Mind the Gap

Designed as part flybridge motoryacht and part luxurty superyacht, the Princess 30M delivers the best of both worlds.
By Nick Burnham ,

They say you never get a second chance to make a first impression. When I saw the Princess 30M, she was anchored in a quiet bay a few miles west of Port Adriano on the southern coast of Mallorca, Spain. It was abundantly clear that her first impression would do just fine.

Her rich, dark blue topsides extend to the top of her bulwarks, disguising the proliferation of tinted hull windows. The topsides architecture includes an arch that rises gracefully from her stem to the after tip of her flybridge. A second sweep bisects that arch, running from the top of the pilothouse down to the stern, where it segues into the transom.
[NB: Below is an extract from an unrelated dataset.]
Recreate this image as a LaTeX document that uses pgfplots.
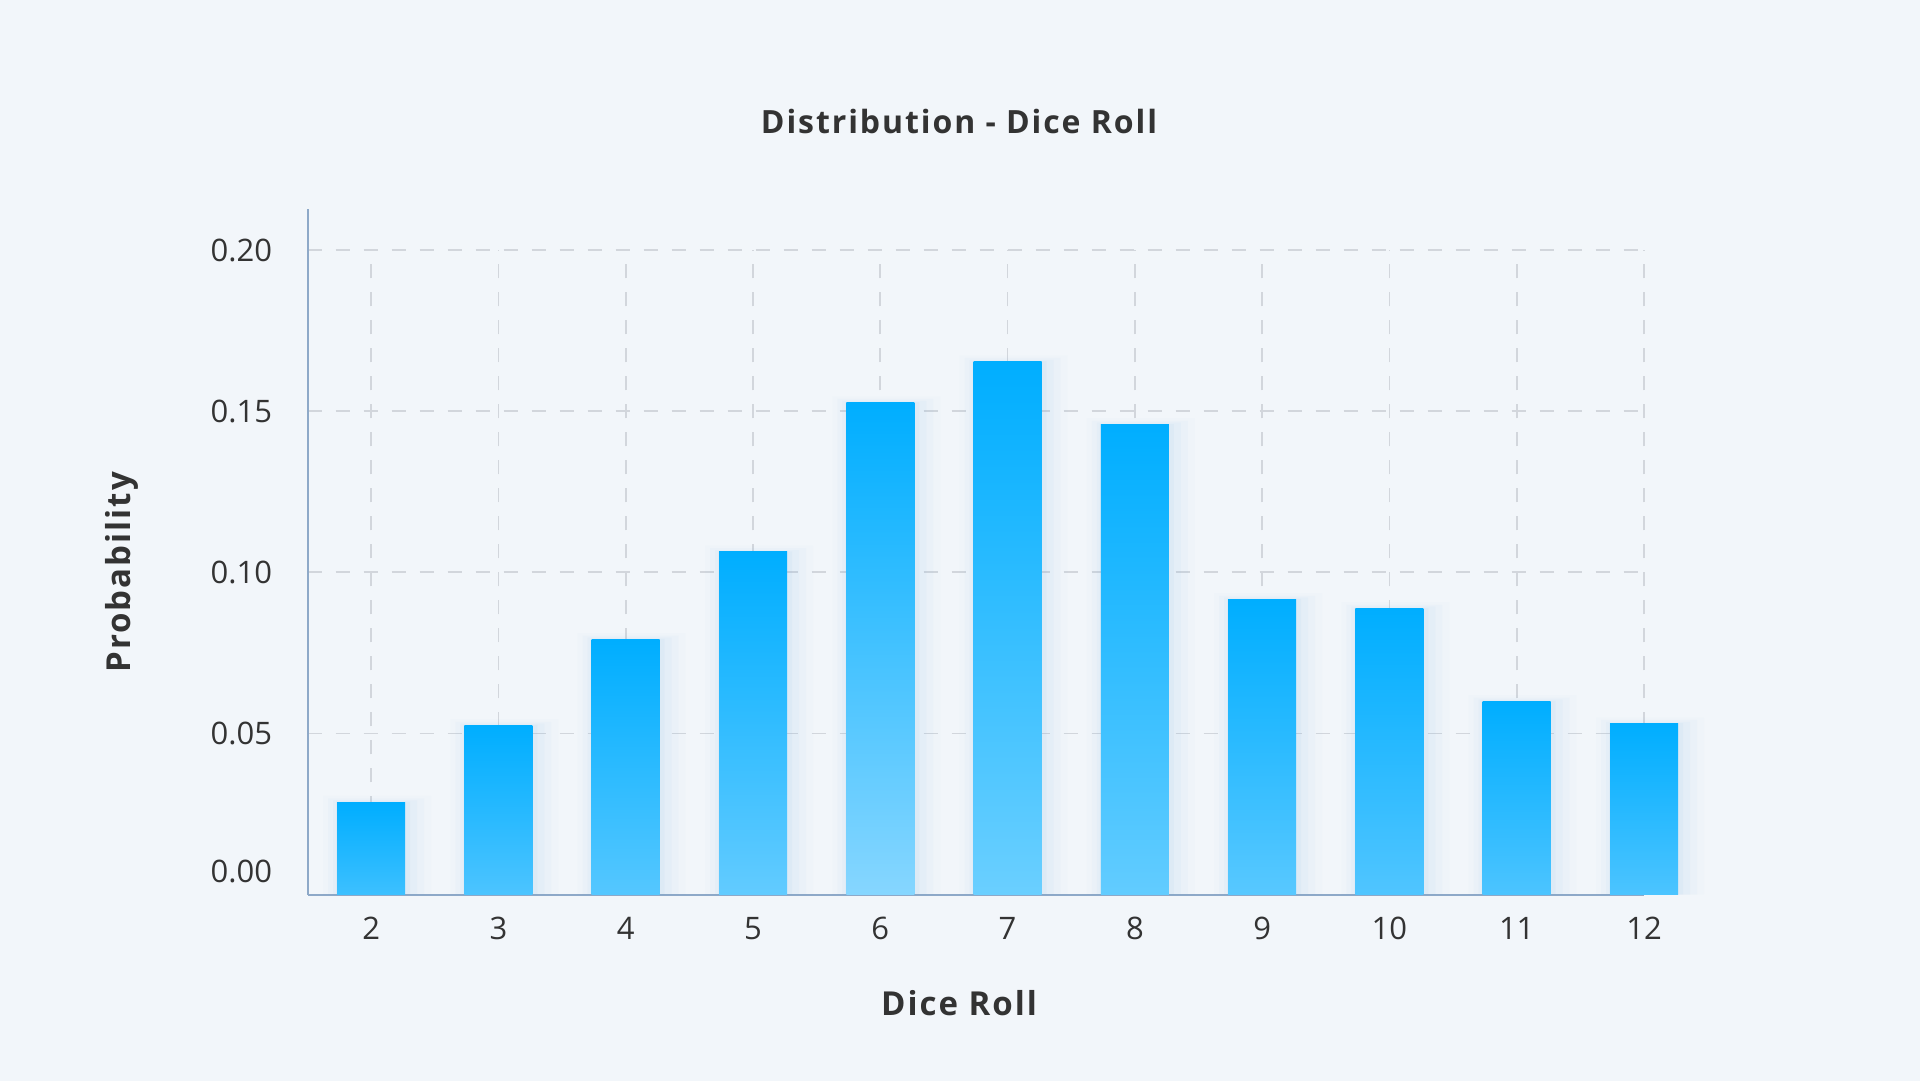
\documentclass[border=0pt]{standalone}
\usepackage{fontspec}
\setmainfont{Open Sans}
\newfontfamily\spacedfont[LetterSpace=6]{Open Sans}
\usepackage{pgfplots}
\usepackage{pgfplotstable}
\pgfplotsset{compat=1.18}
\definecolor{bg}{HTML}{F2F6FA}
\definecolor{txt}{HTML}{333333}
\definecolor{axisc}{HTML}{8EA9C8}
\definecolor{gridc}{HTML}{D2D6DC}
\definecolor{bartop}{HTML}{00AEFF}
\definecolor{glowc}{HTML}{6AA8E0}
\definecolor{b2}{HTML}{3DC0FF}
\definecolor{b3}{HTML}{4CC4FF}
\definecolor{b4}{HTML}{55C7FF}
\definecolor{b5}{HTML}{62CBFF}
\definecolor{b6}{HTML}{86D6FF}
\definecolor{b7}{HTML}{6ACFFF}
\definecolor{b8}{HTML}{62CCFF}
\definecolor{b9}{HTML}{58C8FF}
\definecolor{b10}{HTML}{50C5FF}
\definecolor{b11}{HTML}{4CC4FF}
\definecolor{b12}{HTML}{4CC4FF}
\pgfplotstableread{
x p
2 0.0286
3 0.0524
4 0.0791
5 0.1063
6 0.1526
7 0.1653
8 0.1458
9 0.0915
10 0.0887
11 0.0599
12 0.0530
}\dice
\begin{document}
\begin{tikzpicture}[x=0.5pt,y=0.5pt]
\fill[bg] (0,0) rectangle (1920,1081);
\begin{axis}[
  at={(153.75pt,93.25pt)}, anchor=south west,
  scale only axis, width=668.25pt, height=322.25pt,
  xmin=1.5, xmax=12, ymin=0, ymax=0.2,
  clip=false,
  axis lines=left,
  axis line style={-, draw=axisc, line width=1pt},
  x axis line style={-},
  y axis line style={-, shorten >=-20.5pt},
  major tick length=0pt,
  xtick={2,3,4,5,6,7,8,9,10,11,12},
  xticklabels={2,3,4,5,6,7,8,9,10,11,12},
  ytick={0.05,0.1,0.15,0.2},
  yticklabels={0.05,0.10,0.15,0.20},
  extra y ticks={0},
  extra y tick labels={0.00},
  extra y tick style={grid=none, yticklabel style={yshift=11.5pt}},
  grid=major,
  major grid style={draw=gridc, line width=0.8pt, dash pattern=on 7pt off 7pt},
  xticklabel style={font=\fontsize{15.5}{18}\selectfont, text=txt, anchor=north, inner sep=0pt, yshift=-11pt},
  yticklabel style={font=\fontsize{15.5}{18}\selectfont, text=txt, anchor=east, inner sep=0pt, xshift=-17.5pt},
  title={Distribution - Dice Roll},
  title style={at={(axis description cs:0.4875,1.1815)}, anchor=center, font=\spacedfont\bfseries\fontsize{16}{19}\selectfont, text=txt},
  xlabel={Dice Roll},
  xlabel style={at={(axis description cs:0.4875,-0.1684)}, anchor=center, font=\spacedfont\bfseries\fontsize{16.5}{20}\selectfont, text=txt},
  ylabel={Probability},
  ylabel style={at={(axis description cs:-0.1388,0.5)}, anchor=center, font=\spacedfont\bfseries\fontsize{16.5}{20}\selectfont, text=txt},
]
% soft glow behind bars
\addplot[ybar, bar width=54pt, bar shift=3pt, draw=none, fill=glowc, fill opacity=0.02] table[x=x, y expr=\thisrow{p}+0.002]{\dice};
\addplot[ybar, bar width=48pt, bar shift=2.5pt, draw=none, fill=glowc, fill opacity=0.03] table[x=x, y expr=\thisrow{p}+0.0012]{\dice};
\addplot[ybar, bar width=42pt, bar shift=2pt, draw=none, fill=glowc, fill opacity=0.04] table[x=x, y expr=\thisrow{p}+0.0006]{\dice};
\addplot[ybar, bar width=37pt, bar shift=1pt, draw=none, fill=glowc, fill opacity=0.05] table[x=x, y expr=\thisrow{p}+0.0002]{\dice};
% bars
\addplot[ybar, bar width=34pt, bar shift=0pt, draw=none, top color=bartop, bottom color=b2] coordinates {(2,0.0286)};
\addplot[ybar, bar width=34pt, bar shift=0pt, draw=none, top color=bartop, bottom color=b3] coordinates {(3,0.0524)};
\addplot[ybar, bar width=34pt, bar shift=0pt, draw=none, top color=bartop, bottom color=b4] coordinates {(4,0.0791)};
\addplot[ybar, bar width=34pt, bar shift=0pt, draw=none, top color=bartop, bottom color=b5] coordinates {(5,0.1063)};
\addplot[ybar, bar width=34pt, bar shift=0pt, draw=none, top color=bartop, bottom color=b6] coordinates {(6,0.1526)};
\addplot[ybar, bar width=34pt, bar shift=0pt, draw=none, top color=bartop, bottom color=b7] coordinates {(7,0.1653)};
\addplot[ybar, bar width=34pt, bar shift=0pt, draw=none, top color=bartop, bottom color=b8] coordinates {(8,0.1458)};
\addplot[ybar, bar width=34pt, bar shift=0pt, draw=none, top color=bartop, bottom color=b9] coordinates {(9,0.0915)};
\addplot[ybar, bar width=34pt, bar shift=0pt, draw=none, top color=bartop, bottom color=b10] coordinates {(10,0.0887)};
\addplot[ybar, bar width=34pt, bar shift=0pt, draw=none, top color=bartop, bottom color=b11] coordinates {(11,0.0599)};
\addplot[ybar, bar width=34pt, bar shift=0pt, draw=none, top color=bartop, bottom color=b12] coordinates {(12,0.0530)};
\end{axis}
\end{tikzpicture}
\end{document}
Two years of development at Princess have paid off: The 30M is a very handsome yacht.

The 30M, at a length overall of 99 feet 11 inches, replaces the Princess 98 Motor Yacht, but the new model is a vessel all her own. Whereas the 98 had a full-beam master stateroom on the lower deck, the 30M’s is forward on the main deck, in keeping with traditional superyacht layouts. Windows on either side have cutaway bulwarks for uninterrupted vistas, and overhead glazing throws yet more natural light. The detailing is good too: I noticed it in the floating occasional table and chairs. And the natural light continues into the ensuite, which is forward and lined in pale marble.

A raised pilothouse and a main-deck master stateroom with skylights set this yacht apart from the Princess 98 it replaces.

Abaft the master stateroom is an enclosed galley with access to the crew cabins, plus a side door to the portside deck and direct access to the formal dining room. The setup lets the crew remain separate from the guest areas while working. Continuing aft is the salon, again with extensive glazing and natural light—plus sliding glass doors to a drop-down balcony on the starboard side.

Princess Yachts International creates and manufactures the 30M’s furniture in-house.

Princess Yachts says that 85 percent of the yacht is manufactured and built in-house, at its yard in Plymouth, England. This fact becomes all the more impressive when considering such details as the oval dining table. Finished in high-gloss Makassar ebony with cream leather padding beneath, it could grace any high-end furniture boutique. This piece, like almost everything else from the hull molding to seam welding, appears to be integrated. Only the engines and electronics are third-party sourced.

The Princess 30M comes with a standard layout that is largely fixed, although owners can change the four equal-size guest staterooms on the lower deck into two staterooms plus one VIP suite. Further customization is available on the flybridge, where the upper helm is fixed and everything else is up for grabs. My test yacht had an optional hot tub forward with a custom 1.2-ton Opacmare crane aft—to lift a bespoke display case of stainless steel and glass, containing a prized motorcycle.

Some of the Princess 30M’s flybridge-crossover appeal can be seen in her specifications. The load line length is just below 78 feet (24 meters), meaning that an MCA MGN 280 designation, for small vessels in commercial use, is all that an owner would require to put his yacht into charter. The Princess 30M also has a draft of 6 feet 9 inches (2.06 meters), ideal for shallow areas including the Bahamas. The tender garage for a 15-foot (4.5-meter) Williams Dieseljet should make gunkholing fun and easy.

But to really understand the dual-purpose nature of this yacht, you need to fire up the twin MTU 16V 2000 M94 engines and unleash their combined 5,000-plus horsepower. They transmit their power through V-drives, and thrust-bearing couplings allow gearboxes to be soft mounted, considerably reducing noise and vibration, even in the lower-deck after staterooms. At 10 knots the Princess 30M sips diesel at just over 26 gallons per hour, for a range of more than 1,000 miles. Ease the throttles forward, and the result is decidedly sporty, with the Bernard Olesinski-designed planing hull lifting its 100 tons and running with alacrity. Princess Yachts International claims to have seen almost 30 knots out of this boat, which is entirely believable, given that she nudges 27 knots fully loaded.

The Princess 30M works well at both displacement and planing speeds, so owners can extend range or shrink time between ports.

The Princess 30M delivers in spades on her crossover promise. The builder nailed the flybridge benefits part of the brief while allowing superyacht features to shine through.